▸ Stored data:
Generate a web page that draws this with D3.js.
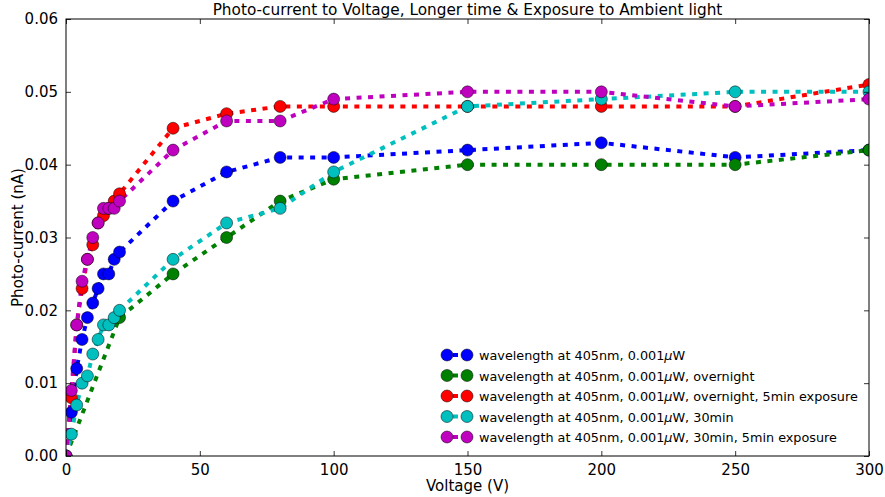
<!DOCTYPE html>
<meta charset="utf-8">
<style>
body { margin: 0; background: #fff; }
text { font-family: "DejaVu Sans", sans-serif; fill: #000; }
</style>
<body>
<script src="https://cdn.jsdelivr.net/npm/d3@7"></script>
<script>
// voltages (V) and photo-currents (nA)
var voltsFine = [0, 2, 4, 6, 8, 10, 12, 14, 16, 18, 20, 40, 60, 80, 100, 150, 200, 250, 300];
var voltsCoarse = [0, 20, 40, 60, 80, 100, 150, 200, 250, 300];

var blueVals = [0, 0.006, 0.012, 0.016, 0.019, 0.021, 0.023, 0.025, 0.025, 0.027, 0.028, 0.035, 0.039, 0.041, 0.041, 0.042, 0.043, 0.041, 0.042];
var greenVals = [0, 0.019, 0.025, 0.030, 0.035, 0.038, 0.040, 0.040, 0.040, 0.042];
var redVals = [0, 0.008, 0.018, 0.023, 0.027, 0.029, 0.032, 0.033, 0.034, 0.035, 0.036, 0.045, 0.047, 0.048, 0.048, 0.048, 0.048, 0.048, 0.051];
var cyanVals = [0, 0.003, 0.007, 0.010, 0.011, 0.014, 0.016, 0.018, 0.018, 0.019, 0.020, 0.027, 0.032, 0.034, 0.039, 0.048, 0.049, 0.050, 0.050];
var magentaVals = [0, 0.009, 0.018, 0.024, 0.027, 0.030, 0.032, 0.034, 0.034, 0.034, 0.035, 0.042, 0.046, 0.046, 0.049, 0.050, 0.050, 0.048, 0.049];

var seriesNames = [
    "wavelength at 405nm, 0.001|W",
    "wavelength at 405nm, 0.001|W, overnight",
    "wavelength at 405nm, 0.001|W, overnight, 5min exposure",
    "wavelength at 405nm, 0.001|W, 30min",
    "wavelength at 405nm, 0.001|W, 30min, 5min exposure"
];
var seriesColors = ["#0000ff", "#008000", "#ff0000", "#00bfbf", "#bf00bf"];
var xTicks = [0, 50, 100, 150, 200, 250, 300];
var yTicks = [0, 0.01, 0.02, 0.03, 0.04, 0.05, 0.06];

var series = [
    { x: voltsFine, y: blueVals },
    { x: voltsCoarse, y: greenVals },
    { x: voltsFine, y: redVals },
    { x: voltsFine, y: cyanVals },
    { x: voltsFine, y: magentaVals }
];

var W = 885, H = 497;
var mLeft = 66, mRight = 869, mTop = 19, mBottom = 456;

var svg = d3.select("body").append("svg")
    .attr("width", W)
    .attr("height", H);

var x = d3.scaleLinear().domain([0, 300]).range([mLeft, mRight]);
var y = d3.scaleLinear().domain([0, 0.06]).range([mBottom, mTop]);

svg.append("clipPath").attr("id", "clip")
    .append("rect")
    .attr("x", mLeft).attr("y", mTop)
    .attr("width", mRight - mLeft).attr("height", mBottom - mTop);

var plot = svg.append("g").attr("clip-path", "url(#clip)");

var line = d3.line()
    .x(function(d) { return x(d[0]); })
    .y(function(d) { return y(d[1]); });

series.forEach(function(s, i) {
    var pts = s.x.map(function(v, j) { return [v, s.y[j]]; });
    plot.append("path")
        .attr("d", line(pts))
        .attr("fill", "none")
        .attr("stroke", seriesColors[i])
        .attr("stroke-width", 4)
        .attr("stroke-dasharray", "5,6.5");
});

series.forEach(function(s, i) {
    var pts = s.x.map(function(v, j) { return [v, s.y[j]]; });
    plot.selectAll(null)
        .data(pts)
        .enter().append("circle")
        .attr("cx", function(d) { return x(d[0]); })
        .attr("cy", function(d) { return y(d[1]); })
        .attr("r", 6)
        .attr("fill", seriesColors[i])
        .attr("stroke", "#000")
        .attr("stroke-width", 0.5);
});

// axes, ticks pointing inward like matplotlib classic
var xAxisB = d3.axisBottom(x).tickValues(xTicks).tickSizeInner(-5).tickSizeOuter(0).tickPadding(8).tickFormat(d3.format("d"));
var xAxisT = d3.axisTop(x).tickValues(xTicks).tickSizeInner(-5).tickSizeOuter(0).tickFormat("");
var yAxisL = d3.axisLeft(y).tickValues(yTicks).tickSizeInner(-5).tickSizeOuter(0).tickPadding(8).tickFormat(d3.format(".2f"));
var yAxisR = d3.axisRight(y).tickValues(yTicks).tickSizeInner(-5).tickSizeOuter(0).tickFormat("");

function styleAxis(g) {
    g.select(".domain").remove();
    g.selectAll("line").attr("stroke", "#000").attr("stroke-width", 0.8);
    g.selectAll("text").attr("font-size", 15).attr("font-family", "DejaVu Sans, sans-serif").attr("fill", "#000");
}

svg.append("g").attr("transform", "translate(0," + mBottom + ")").call(xAxisB).call(styleAxis);
svg.append("g").attr("transform", "translate(0," + mTop + ")").call(xAxisT).call(styleAxis);
svg.append("g").attr("transform", "translate(" + mLeft + ",0)").call(yAxisL).call(styleAxis);
svg.append("g").attr("transform", "translate(" + mRight + ",0)").call(yAxisR).call(styleAxis);

svg.append("rect")
    .attr("x", mLeft).attr("y", mTop)
    .attr("width", mRight - mLeft).attr("height", mBottom - mTop)
    .attr("fill", "none")
    .attr("stroke", "#000")
    .attr("stroke-width", 1);

svg.append("text")
    .attr("x", (mLeft + mRight) / 2).attr("y", 15)
    .attr("text-anchor", "middle")
    .attr("font-size", 15.3)
    .text("Photo-current to Voltage, Longer time & Exposure to Ambient light");

svg.append("text")
    .attr("x", (mLeft + mRight) / 2).attr("y", 491)
    .attr("text-anchor", "middle")
    .attr("font-size", 15)
    .text("Voltage (V)");

svg.append("text")
    .attr("transform", "translate(23," + ((mTop + mBottom) / 2) + ") rotate(-90)")
    .attr("text-anchor", "middle")
    .attr("font-size", 15)
    .text("Photo-current (nA)");

// legend, no frame
var legend = svg.append("g");
seriesNames.forEach(function(name, i) {
    var ly = 355 + i * 20.5;
    var c = seriesColors[i];
    legend.append("line")
        .attr("x1", 447).attr("x2", 467)
        .attr("y1", ly).attr("y2", ly)
        .attr("stroke", c).attr("stroke-width", 4)
        .attr("stroke-dasharray", "5,6.5")
        .attr("stroke-dashoffset", -6);
    [447, 467].forEach(function(cx) {
        legend.append("circle")
            .attr("cx", cx).attr("cy", ly).attr("r", 6)
            .attr("fill", c).attr("stroke", "#000").attr("stroke-width", 0.5);
    });
    var parts = name.split("|");
    var t = legend.append("text")
        .attr("x", 479).attr("y", ly + 5)
        .attr("font-size", 12.8);
    t.append("tspan").text(parts[0]);
    t.append("tspan").attr("font-style", "italic").text("\u03bc");
    t.append("tspan").text(parts[1]);
});
</script>
</body>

▸ Set problem:
Copy out each line word for word, please, skipping the images.

▸ Expected answer:
Generate a web page that draws this with D3.js.
<!DOCTYPE html>
<meta charset="utf-8">
<style>
body { margin: 0; background: #fff; }
text { font-family: "DejaVu Sans", sans-serif; fill: #000; }
</style>
<body>
<script src="https://cdn.jsdelivr.net/npm/d3@7"></script>
<script>
// voltages (V) and photo-currents (nA)
var voltsFine = [0, 2, 4, 6, 8, 10, 12, 14, 16, 18, 20, 40, 60, 80, 100, 150, 200, 250, 300];
var voltsCoarse = [0, 20, 40, 60, 80, 100, 150, 200, 250, 300];

var blueVals = [0, 0.006, 0.012, 0.016, 0.019, 0.021, 0.023, 0.025, 0.025, 0.027, 0.028, 0.035, 0.039, 0.041, 0.041, 0.042, 0.043, 0.041, 0.042];
var greenVals = [0, 0.019, 0.025, 0.030, 0.035, 0.038, 0.040, 0.040, 0.040, 0.042];
var redVals = [0, 0.008, 0.018, 0.023, 0.027, 0.029, 0.032, 0.033, 0.034, 0.035, 0.036, 0.045, 0.047, 0.048, 0.048, 0.048, 0.048, 0.048, 0.051];
var cyanVals = [0, 0.003, 0.007, 0.010, 0.011, 0.014, 0.016, 0.018, 0.018, 0.019, 0.020, 0.027, 0.032, 0.034, 0.039, 0.048, 0.049, 0.050, 0.050];
var magentaVals = [0, 0.009, 0.018, 0.024, 0.027, 0.030, 0.032, 0.034, 0.034, 0.034, 0.035, 0.042, 0.046, 0.046, 0.049, 0.050, 0.050, 0.048, 0.049];

var seriesNames = [
    "wavelength at 405nm, 0.001|W",
    "wavelength at 405nm, 0.001|W, overnight",
    "wavelength at 405nm, 0.001|W, overnight, 5min exposure",
    "wavelength at 405nm, 0.001|W, 30min",
    "wavelength at 405nm, 0.001|W, 30min, 5min exposure"
];
var seriesColors = ["#0000ff", "#008000", "#ff0000", "#00bfbf", "#bf00bf"];
var xTicks = [0, 50, 100, 150, 200, 250, 300];
var yTicks = [0, 0.01, 0.02, 0.03, 0.04, 0.05, 0.06];

var series = [
    { x: voltsFine, y: blueVals },
    { x: voltsCoarse, y: greenVals },
    { x: voltsFine, y: redVals },
    { x: voltsFine, y: cyanVals },
    { x: voltsFine, y: magentaVals }
];

var W = 885, H = 497;
var mLeft = 66, mRight = 869, mTop = 19, mBottom = 456;

var svg = d3.select("body").append("svg")
    .attr("width", W)
    .attr("height", H);

var x = d3.scaleLinear().domain([0, 300]).range([mLeft, mRight]);
var y = d3.scaleLinear().domain([0, 0.06]).range([mBottom, mTop]);

svg.append("clipPath").attr("id", "clip")
    .append("rect")
    .attr("x", mLeft).attr("y", mTop)
    .attr("width", mRight - mLeft).attr("height", mBottom - mTop);

var plot = svg.append("g").attr("clip-path", "url(#clip)");

var line = d3.line()
    .x(function(d) { return x(d[0]); })
    .y(function(d) { return y(d[1]); });

series.forEach(function(s, i) {
    var pts = s.x.map(function(v, j) { return [v, s.y[j]]; });
    plot.append("path")
        .attr("d", line(pts))
        .attr("fill", "none")
        .attr("stroke", seriesColors[i])
        .attr("stroke-width", 4)
        .attr("stroke-dasharray", "5,6.5");
});

series.forEach(function(s, i) {
    var pts = s.x.map(function(v, j) { return [v, s.y[j]]; });
    plot.selectAll(null)
        .data(pts)
        .enter().append("circle")
        .attr("cx", function(d) { return x(d[0]); })
        .attr("cy", function(d) { return y(d[1]); })
        .attr("r", 6)
        .attr("fill", seriesColors[i])
        .attr("stroke", "#000")
        .attr("stroke-width", 0.5);
});

// axes, ticks pointing inward like matplotlib classic
var xAxisB = d3.axisBottom(x).tickValues(xTicks).tickSizeInner(-5).tickSizeOuter(0).tickPadding(8).tickFormat(d3.format("d"));
var xAxisT = d3.axisTop(x).tickValues(xTicks).tickSizeInner(-5).tickSizeOuter(0).tickFormat("");
var yAxisL = d3.axisLeft(y).tickValues(yTicks).tickSizeInner(-5).tickSizeOuter(0).tickPadding(8).tickFormat(d3.format(".2f"));
var yAxisR = d3.axisRight(y).tickValues(yTicks).tickSizeInner(-5).tickSizeOuter(0).tickFormat("");

function styleAxis(g) {
    g.select(".domain").remove();
    g.selectAll("line").attr("stroke", "#000").attr("stroke-width", 0.8);
    g.selectAll("text").attr("font-size", 15).attr("font-family", "DejaVu Sans, sans-serif").attr("fill", "#000");
}

svg.append("g").attr("transform", "translate(0," + mBottom + ")").call(xAxisB).call(styleAxis);
svg.append("g").attr("transform", "translate(0," + mTop + ")").call(xAxisT).call(styleAxis);
svg.append("g").attr("transform", "translate(" + mLeft + ",0)").call(yAxisL).call(styleAxis);
svg.append("g").attr("transform", "translate(" + mRight + ",0)").call(yAxisR).call(styleAxis);

svg.append("rect")
    .attr("x", mLeft).attr("y", mTop)
    .attr("width", mRight - mLeft).attr("height", mBottom - mTop)
    .attr("fill", "none")
    .attr("stroke", "#000")
    .attr("stroke-width", 1);

svg.append("text")
    .attr("x", (mLeft + mRight) / 2).attr("y", 15)
    .attr("text-anchor", "middle")
    .attr("font-size", 15.3)
    .text("Photo-current to Voltage, Longer time & Exposure to Ambient light");

svg.append("text")
    .attr("x", (mLeft + mRight) / 2).attr("y", 491)
    .attr("text-anchor", "middle")
    .attr("font-size", 15)
    .text("Voltage (V)");

svg.append("text")
    .attr("transform", "translate(23," + ((mTop + mBottom) / 2) + ") rotate(-90)")
    .attr("text-anchor", "middle")
    .attr("font-size", 15)
    .text("Photo-current (nA)");

// legend, no frame
var legend = svg.append("g");
seriesNames.forEach(function(name, i) {
    var ly = 355 + i * 20.5;
    var c = seriesColors[i];
    legend.append("line")
        .attr("x1", 447).attr("x2", 467)
        .attr("y1", ly).attr("y2", ly)
        .attr("stroke", c).attr("stroke-width", 4)
        .attr("stroke-dasharray", "5,6.5")
        .attr("stroke-dashoffset", -6);
    [447, 467].forEach(function(cx) {
        legend.append("circle")
            .attr("cx", cx).attr("cy", ly).attr("r", 6)
            .attr("fill", c).attr("stroke", "#000").attr("stroke-width", 0.5);
    });
    var parts = name.split("|");
    var t = legend.append("text")
        .attr("x", 479).attr("y", ly + 5)
        .attr("font-size", 12.8);
    t.append("tspan").text(parts[0]);
    t.append("tspan").attr("font-style", "italic").text("\u03bc");
    t.append("tspan").text(parts[1]);
});
</script>
</body>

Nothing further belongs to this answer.